Work to complete — In the listing below, find every line with the string "React" and pull it out.

Source material —
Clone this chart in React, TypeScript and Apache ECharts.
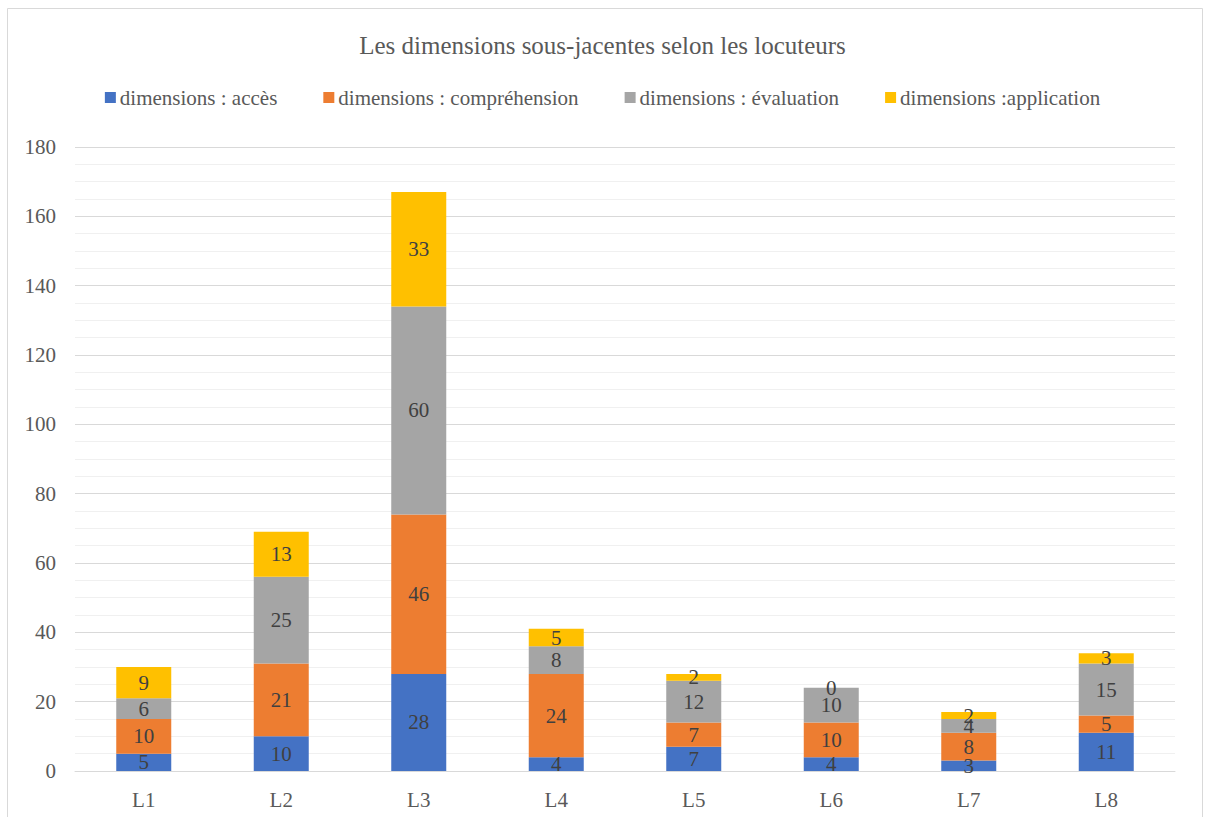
import React, { useEffect, useRef } from "react";
import * as echarts from "echarts";

const categories = ["L1", "L2", "L3", "L4", "L5", "L6", "L7", "L8"];
const seriesNames = [
  "dimensions : accès",
  "dimensions : compréhension",
  "dimensions : évaluation",
  "dimensions :application",
];
const acces = [5, 10, 28, 4, 7, 4, 3, 11];
const comprehension = [10, 21, 46, 24, 7, 10, 8, 5];
const evaluation = [6, 25, 60, 8, 12, 10, 4, 15];
const application = [9, 13, 33, 5, 2, 0, 2, 3];
const colors = ["#4472C4", "#ED7D31", "#A5A5A5", "#FFC000"];
const yMin = 0;
const yMax = 180;
const yInterval = 20;

const FONT = "'Liberation Serif', 'Times New Roman', serif";

export default function App() {
  const ref = useRef<HTMLDivElement>(null);
  useEffect(() => {
    if (!ref.current) return;
    const chart = echarts.init(ref.current, undefined, { renderer: "svg" });
    const values = [acces, comprehension, evaluation, application];
    chart.setOption({
      animation: false,
      textStyle: { fontFamily: FONT },
      title: {
        text: "Les dimensions sous-jacentes selon les locuteurs",
        left: "center",
        top: 28,
        textStyle: { fontFamily: FONT, fontSize: 25, fontWeight: "normal", color: "#595959" },
      },
      legend: {
        top: 82,
        left: "center",
        itemWidth: 11,
        itemHeight: 11,
        itemGap: 46,
        icon: "rect",
        textStyle: { fontFamily: FONT, fontSize: 21, color: "#595959", padding: [0, 0, 0, -1] },
        data: seriesNames,
      },
      graphic: [
        {
          type: "rect",
          shape: { x: 7.5, y: 8.5, width: 1195, height: 830 },
          style: { fill: "none", stroke: "#d9d9d9", lineWidth: 1 },
        },
      ],
      grid: { left: 75, right: 30, top: 147, bottom: 46, containLabel: false },
      xAxis: {
        type: "category",
        data: categories,
        axisLine: { lineStyle: { color: "#d9d9d9", width: 1 } },
        axisTick: { show: false },
        axisLabel: { fontFamily: FONT, fontSize: 21, color: "#595959", margin: 18 },
      },
      yAxis: {
        type: "value",
        min: yMin,
        max: yMax,
        interval: yInterval,
        axisLine: { show: false },
        axisTick: { show: false },
        axisLabel: { fontFamily: FONT, fontSize: 21, color: "#595959", margin: 19 },
        splitLine: { lineStyle: { color: "#d9d9d9", width: 1 } },
        minorTick: { show: false, splitNumber: 4 },
        minorSplitLine: { show: true, lineStyle: { color: "#f0f0f0", width: 1 } },
      },
      series: seriesNames.map((name, i) => ({
        name,
        type: "bar",
        stack: "total",
        barWidth: "40%",
        data: values[i],
        itemStyle: { color: colors[i] },
        label: {
          show: true,
          position: "inside",
          fontFamily: FONT,
          fontSize: 21,
          color: "#404040",
        },
      })),
    });
    return () => chart.dispose();
  }, []);
  return (
    <div
      ref={ref}
      style={{ position: "absolute", left: 0, top: 0, width: 1205, height: 817, background: "#fff" }}
    />
  );
}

Expected output —
Clone this chart in React, TypeScript and Apache ECharts.
import React, { useEffect, useRef } from "react";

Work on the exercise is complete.